In the Royal Navy, the rate of petty officer comes above that of leading rating and below that of chief petty officer. It is the equivalent of sergeant in the Royal Marines, British Army and Royal Air Force. Petty officer is the lowest of the senior rating grades. Petty officers, like all senior rates, wear "fore and aft" rig.

Petty Officer Francis Harold Armitage

Petty Office Stoker Francis Harold Armitage, RN (K16328), was a Luton man lost when HMS Vanguard sank following an internal explosion while at anchor at Scapa Flow on July 9th, 1917. His body was never recovered for burial.

A son of Thomas and Elizabeth Armitage, of 43 Tennyson Road, Luton, the 26-year-old had recently been promoted from Leading Seaman and was second in charge of the engine room. He had served on Vanguard during the Battle of Jutland in 1916 and come through unscathed.

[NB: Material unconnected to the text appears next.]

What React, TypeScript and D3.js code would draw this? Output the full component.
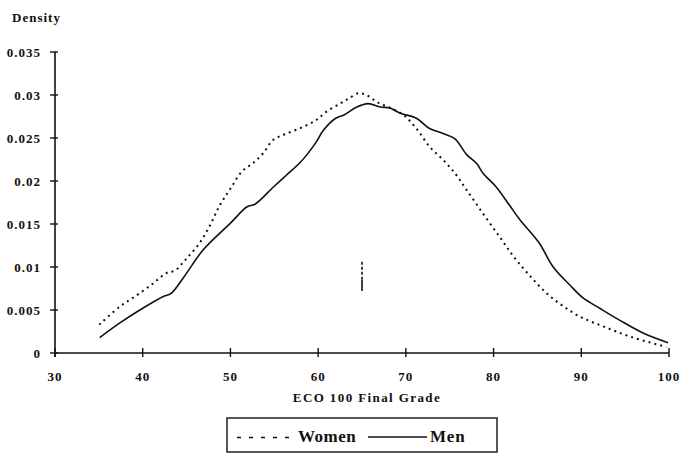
import React from "react";
import * as d3 from "d3";

const xTicks = [30, 40, 50, 60, 70, 80, 90, 100];
const yTicks = [0, 0.005, 0.01, 0.015, 0.02, 0.025, 0.03, 0.035];
const yTickLabels = ["0", "0.005", "0.01", "0.015", "0.02", "0.025", "0.03", "0.035"];

const menGrades = [35.1, 37.4, 40, 42.4, 43.2, 44.6, 46.9, 50, 51.9, 52.8, 54.9, 56.4, 58, 59.7, 60.6, 62, 63, 64.4, 65.7, 67.1, 68.2, 69.3, 71.2, 72.7, 74.3, 75.6, 76.9, 78.1, 78.8, 80.3, 81.8, 83, 85.2, 86.8, 88.7, 90.2, 92.1, 94.4, 97.1, 99.9];
const menDensity = [0.0018, 0.0035, 0.0052, 0.0066, 0.0069, 0.0087, 0.012, 0.0151, 0.017, 0.0173, 0.0193, 0.0207, 0.0222, 0.0244, 0.0259, 0.0273, 0.0277, 0.0286, 0.029, 0.0286, 0.0285, 0.0279, 0.0273, 0.0261, 0.0255, 0.0249, 0.0231, 0.022, 0.0209, 0.0193, 0.0172, 0.0155, 0.0128, 0.01, 0.0079, 0.0064, 0.0052, 0.0038, 0.0023, 0.0012];

const womenGrades = [35.05, 37.4, 39.3, 41.2, 42.7, 43.7, 45, 46.5, 47.7, 48.8, 50, 51.3, 52.6, 53.7, 54.9, 56.4, 58.3, 59.8, 61, 62.5, 63.5, 64.6, 65.5, 66.7, 68.2, 69.7, 71.2, 72.7, 74.3, 75.6, 76.9, 78.8, 80.7, 82.3, 84.2, 86.1, 88, 89.9, 92.5, 95.6, 99.7];
const womenDensity = [0.0033, 0.0054, 0.0067, 0.0081, 0.0093, 0.0096, 0.011, 0.0128, 0.0149, 0.0172, 0.0191, 0.0211, 0.0221, 0.0232, 0.0248, 0.0255, 0.0263, 0.0271, 0.0281, 0.029, 0.0296, 0.0302, 0.03, 0.0292, 0.0285, 0.0277, 0.0261, 0.024, 0.0224, 0.0209, 0.019, 0.0162, 0.0135, 0.0112, 0.0089, 0.0069, 0.0054, 0.0042, 0.0031, 0.0019, 0.0007];

const meanMarkGrade = 65;
const meanMarkDensity = [0.0072, 0.0085, 0.0106];

const FONT = "'Liberation Serif', 'Times New Roman', serif";

export default function App() {
  const W = 681, H = 457;
  const x = d3.scaleLinear().domain([30, 100]).range([55, 669]);
  const y = d3.scaleLinear().domain([0, 0.035]).range([353, 52]);
  const line = d3
    .line<[number, number]>()
    .x((d) => x(d[0]))
    .y((d) => y(d[1]))
    .curve(d3.curveCatmullRom.alpha(0.5));
  const menPath = line(menGrades.map((g, i) => [g, menDensity[i]]) as [number, number][]) || "";
  const womenPath = line(womenGrades.map((g, i) => [g, womenDensity[i]]) as [number, number][]) || "";

  return (
    <svg
      width={W}
      height={H}
      style={{ position: "absolute", left: 0, top: 0, background: "#fff" }}
      fontFamily={FONT}
      fontWeight="bold"
    >
      <rect x={0} y={0} width={W} height={H} fill="#fff" />
      <text x={12} y={22} fontSize={13} letterSpacing={1} fill="#111">Density</text>

      {/* y axis */}
      <line x1={x(30)} x2={x(30)} y1={y(0.035)} y2={y(0) + 4} stroke="#111" strokeWidth={1.6} />
      {yTicks.map((t, i) => (
        <g key={"y" + i}>
          <line x1={x(30) - 5} x2={x(30) + 3} y1={y(t)} y2={y(t)} stroke="#111" strokeWidth={1.4} />
          <text x={41} y={y(t) + 4.5} textAnchor="end" fontSize={13} letterSpacing={1} fill="#111">
            {yTickLabels[i]}
          </text>
        </g>
      ))}

      {/* x axis */}
      <line x1={x(30)} x2={x(100)} y1={y(0)} y2={y(0)} stroke="#111" strokeWidth={1.6} />
      {xTicks.map((t, i) => (
        <g key={"x" + i}>
          <line x1={x(t)} x2={x(t)} y1={y(0) - 5} y2={y(0) + 4} stroke="#111" strokeWidth={1.4} />
          <text x={x(t)} y={381} textAnchor="middle" fontSize={13} letterSpacing={1} fill="#111">
            {t}
          </text>
        </g>
      ))}
      <text x={367} y={402} textAnchor="middle" fontSize={13} letterSpacing={1.4} fill="#111">
        ECO 100 Final Grade
      </text>

      {/* curves */}
      <path d={womenPath} fill="none" stroke="#111" strokeWidth={2} strokeDasharray="2,4" />
      <path d={menPath} fill="none" stroke="#111" strokeWidth={1.6} />

      {/* mean marker */}
      <line
        x1={x(meanMarkGrade)}
        x2={x(meanMarkGrade)}
        y1={y(meanMarkDensity[2])}
        y2={y(meanMarkDensity[1])}
        stroke="#111"
        strokeWidth={1.6}
        strokeDasharray="3,2"
      />
      <line
        x1={x(meanMarkGrade)}
        x2={x(meanMarkGrade)}
        y1={y(meanMarkDensity[1])}
        y2={y(meanMarkDensity[0])}
        stroke="#111"
        strokeWidth={1.6}
      />

      {/* legend */}
      <rect x={227} y={418} width={270} height={34} fill="none" stroke="#111" strokeWidth={1.4} />
      <line x1={237} x2={289} y1={437.5} y2={437.5} stroke="#111" strokeWidth={1.6} strokeDasharray="4,8" />
      <text x={298} y={442} fontSize={17} letterSpacing={0.5} fill="#111">Women</text>
      <line x1={368} x2={427} y1={437} y2={437} stroke="#111" strokeWidth={1.4} />
      <text x={430} y={442} fontSize={17} letterSpacing={0.8} fill="#111">Men</text>
    </svg>
  );
}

Petty Officer William Wallace Gadsby


Petty Officer Stoker William Wallace Gadsby, Royal Navy, was the second son of William and Isabella Gadsby to die within six weeks in 1916. He was at the time serving on submarine E4, which, on August 15th, 1916, was sunk in a collision with sister submarine E41 during exercises off Harwich. Both vessels went down, and all hands on E4 were lost.

Younger brother Arthur Edward was killed in action on the Somme on July 5th while serving with the Hampshire Regiment.

Petty Officer Charles Dimmock

First-class Petty Officer Charles Dimmock, 192556, an old boy of Queen Square School, Luton, was one of the crew of HMS Good Hope missing with all hands following the Pacific naval battle of Coronel, off the Chilean coast.

He was 33 years old and was brought up by his grandparents, the late Mr and Mrs George Dimmock, of 42 Albert Road, Luton. He joined the Navy as a boy and had 16 years service to his credit. For rescue work at the Messina earthquake disaster in Italy in 1908 he received a medal, and had recently received a long service medal.